I'm not ready to feel anything yet. When I do, I imagine it will hurt like hell.

Still, I accept my mistakes and I give up on love. I played the game and lost and I am out of the tournament.

You only get one "once in a lifetime" and I blew mine. What's left is to just be a good mom and hopefully a better person who is a little wiser, a little stronger and certainly a little sadder.

A smarter girl than me would have known better than to date Satan.

1 comment:

Anonymous said...

You need to give yourself a second chance and stop beating yourself up over jeff's behavior. It's easy to be irresistible when you don't have the "baggage" that comes with years of being together. And if you can lie with conviction and not be concerned about who gets hurt. Even if he wasn't concerned about you or Brad, what he did was bad for Taylor.

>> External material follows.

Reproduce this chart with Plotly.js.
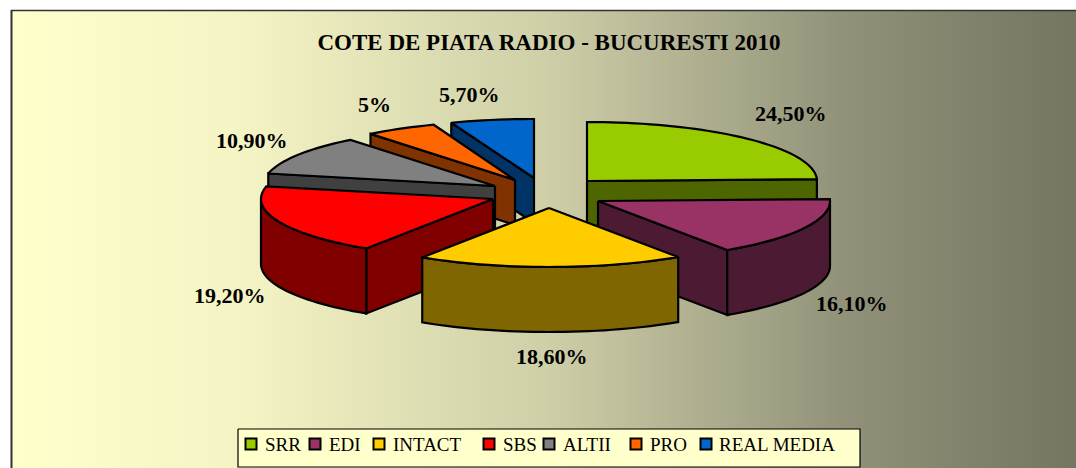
<!DOCTYPE html>
<html>
<head>
<meta charset="utf-8">
<script src="https://cdn.plot.ly/plotly-3.0.1.min.js"></script>
<style>html,body{margin:0;padding:0;background:#fff}#chart{width:1076px;height:468px}</style>
</head>
<body>
<div id="chart"></div>
<script>
// --- data ---
var categories = ['SRR', 'EDI', 'INTACT', 'SBS', 'ALTII', 'PRO', 'REAL MEDIA'];
var shares = [24.5, 16.1, 18.6, 19.2, 10.9, 5, 5.7];
var shareLabels = ['24,50%', '16,10%', '18,60%', '19,20%', '10,90%', '5%', '5,70%'];

// --- drawing parameters ---
var topColors = ['#99CC00', '#993366', '#FFCC00', '#FF0000', '#808080', '#FF6600', '#0066CC'];
var wallColors = ['#4D6600', '#4D1A33', '#806600', '#800000', '#404040', '#803300', '#003366'];
var apexX = [587, 598, 549, 493, 495, 515, 534];
var apexY = [181, 201, 208, 199, 186, 180, 178];
var radiusX = [230, 232, 232, 232, 232, 232, 236];
var depth = [45, 65, 65, 65, 45, 45, 45];
var paintOrder = [6, 5, 4, 0, 3, 1, 2];
var labelX = [791, 852, 552, 230, 252, 374, 469];
var labelY = [113, 303, 356, 295, 140, 104, 94];
var swatchX = [251, 315, 379, 489, 549, 636, 706];
var nameX = [265, 329, 393, 503, 563, 650, 719];
var RY = 59, LEGEND_Y = 444;

function rad(d) { return d * Math.PI / 180; }
function px(i, a) { return apexX[i] + radiusX[i] * Math.sin(rad(a)); }
function py(i, a) { return apexY[i] - RY * Math.cos(rad(a)); }

function poly(name, xs, ys, fill, width) {
  return { type: 'scatter', mode: 'lines', name: name, x: xs.concat([xs[0]]), y: ys.concat([ys[0]]),
    fill: 'toself', fillcolor: fill, line: { color: '#000', width: width || 2.2, simplify: false },
    hoverinfo: 'skip', showlegend: false };
}
function wall(i, a) {
  return poly(categories[i] + ' side', [apexX[i], px(i, a), px(i, a), apexX[i]],
    [apexY[i], py(i, a), py(i, a) + depth[i], apexY[i] + depth[i]], wallColors[i]);
}

var starts = [], run = 0;
shares.forEach(function (s) { starts.push(run); run += s * 3.6; });

var traces = [{
  type: 'scatter', mode: 'lines', name: 'background',
  x: [12, 1076, 1076, 12, 12], y: [11, 11, 468, 468, 11], fill: 'toself',
  fillgradient: { type: 'horizontal', colorscale: [[0, '#FFFFCC'], [0.22, '#F3F3C4'], [0.5, '#CFCFA8'], [0.78, '#92927A'], [1, '#757560']] },
  line: { width: 0 }, hoverinfo: 'skip', showlegend: false
}];

paintOrder.forEach(function (i) {
  var a = starts[i], b = a + shares[i] * 3.6;
  if (Math.sin(rad(a)) < -1e-6) traces.push(wall(i, a));
  if (Math.sin(rad(b)) > 1e-6) traces.push(wall(i, b));
  var lo = Math.max(a, 90), hi = Math.min(b, 270);
  if (hi > lo) {
    var xs = [], ys = [], d;
    for (d = lo; d < hi; d += 2) { xs.push(px(i, d)); ys.push(py(i, d)); }
    xs.push(px(i, hi)); ys.push(py(i, hi));
    for (d = xs.length - 1; d >= 0; d--) { xs.push(xs[d]); ys.push(ys[d] + depth[i]); }
    traces.push(poly(categories[i] + ' rim', xs, ys, wallColors[i]));
  }
  var tx = [apexX[i]], ty = [apexY[i]];
  for (var t = a; t < b; t += 2) { tx.push(px(i, t)); ty.push(py(i, t)); }
  tx.push(px(i, b)); ty.push(py(i, b));
  traces.push(poly(categories[i], tx, ty, topColors[i]));
});

// legend box and swatches
traces.push(poly('legend box', [238, 860, 860, 238], [429, 429, 467, 467], '#FFFFCC', 1.2));
traces.push({
  type: 'scatter', mode: 'markers', name: 'legend swatches', x: swatchX,
  y: swatchX.map(function () { return LEGEND_Y; }),
  marker: { symbol: 'square', size: 11, color: topColors, line: { color: '#000', width: 2 } },
  hoverinfo: 'skip', showlegend: false
});

var annotations = [];
shareLabels.forEach(function (t, i) {
  annotations.push({ x: labelX[i], y: labelY[i], text: '<b>' + t + '</b>', showarrow: false, xanchor: 'center', yanchor: 'middle',
    font: { family: 'Liberation Serif', size: 22, color: '#000' } });
});
categories.forEach(function (c, i) {
  annotations.push({ x: nameX[i], y: LEGEND_Y, text: c, showarrow: false, xanchor: 'left', yanchor: 'middle', xshift: -2,
    font: { family: 'Liberation Serif', size: 19, color: '#000' } });
});

var layout = {
  width: 1076, height: 468, margin: { l: 0, r: 0, t: 0, b: 0 }, showlegend: false,
  paper_bgcolor: '#fff', plot_bgcolor: 'rgba(0,0,0,0)',
  title: { text: '<b>COTE DE PIATA RADIO - BUCURESTI 2010</b>', x: 549 / 1076, xanchor: 'center', y: 1 - 42 / 468, yanchor: 'middle',
    font: { family: 'Liberation Serif', size: 23, color: '#000' } },
  xaxis: { range: [0, 1076], visible: false, fixedrange: true },
  yaxis: { range: [468, 0], visible: false, fixedrange: true },
  annotations: annotations,
  shapes: [
    { type: 'line', x0: 11.5, x1: 11.5, y0: 10, y1: 468, line: { color: '#333', width: 2 } },
    { type: 'line', x0: 11, x1: 1076, y0: 10.5, y1: 10.5, line: { color: '#333', width: 1.6 } }
  ]
};
Plotly.newPlot('chart', traces, layout, { displayModeBar: false, staticPlot: true });
</script>
</body>
</html>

You don't need to be the same person you were back when you first met Brad. You just need to be the best person you can be today. It's not a quest for the old Christine but a search for the new and improved Christine. You have acknowledged your mistakes and learned whatever lessons you can from it. Remember the past; but don't dwell on it.

When it comes to love, you are never out of the tournament. If you believe in yourself, other people will too. Who's to say that you only get one "once in a lifetime"? Some people settle and never find the one. Others met more than their fair share. January is gone and February has begun. Just stay on schedule (financially) and don't look back.